The euro edged higher against the US dollar on Monday, regaining ground above the mid-1.1300s as traders reacted to key technical support holding on the charts. The recovery follows a period of consolidation, with the 200-period simple moving average (SMA) on the four-hour chart emerging as a critical support zone.
After briefly dipping last week, EUR/USD bounced back, helped by a combination of softer US dollar momentum and investor confidence in a stabilizing eurozone economy. The pair’s ability to stay above the 1.1340–1.1350 region was seen as a positive technical signal, calming concerns about further downside in the near term.
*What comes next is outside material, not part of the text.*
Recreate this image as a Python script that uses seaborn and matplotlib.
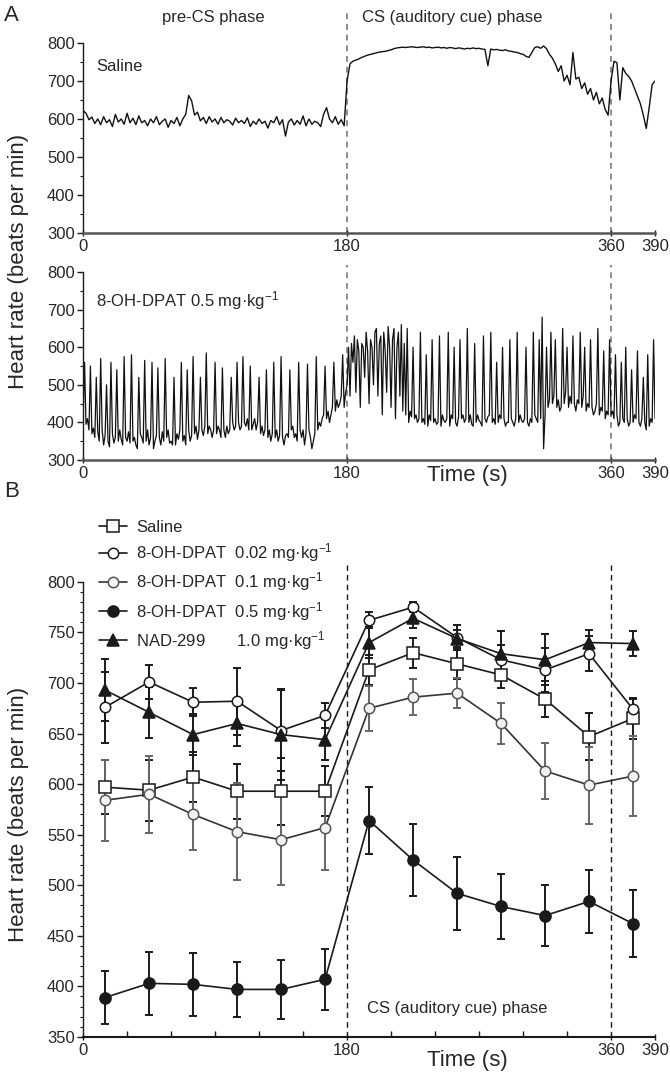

EUR/USD 1-D Chart as of May 5th, 2025 (Source: TradingView)
Market participants are now closely watching for confirmation that the euro can sustain gains above this level. “The 200-period SMA on the H4 chart is acting like a floor for the pair,” said one strategist. “As long as that holds, buyers remain in control—at least for now.”
The US dollar, meanwhile, continues to face headwinds from mixed economic data and shifting Federal Reserve expectations. With inflation appearing to cool slightly, investors are cautious about the Fed’s next move, which has left the greenback on uneven footing in recent sessions.
On the European side, recent PMI data and consumer sentiment readings have been more stable, giving the euro modest support. While the European Central Bank remains cautious, any sustained improvement in economic conditions could bolster the single currency further in the coming weeks.
For now, EUR/USD looks supported above the mid-1.1300s, with traders watching technical levels and upcoming US inflation data for the next catalyst. A clear break above recent highs could pave the way for a stronger move, but much will depend on broader macro signals.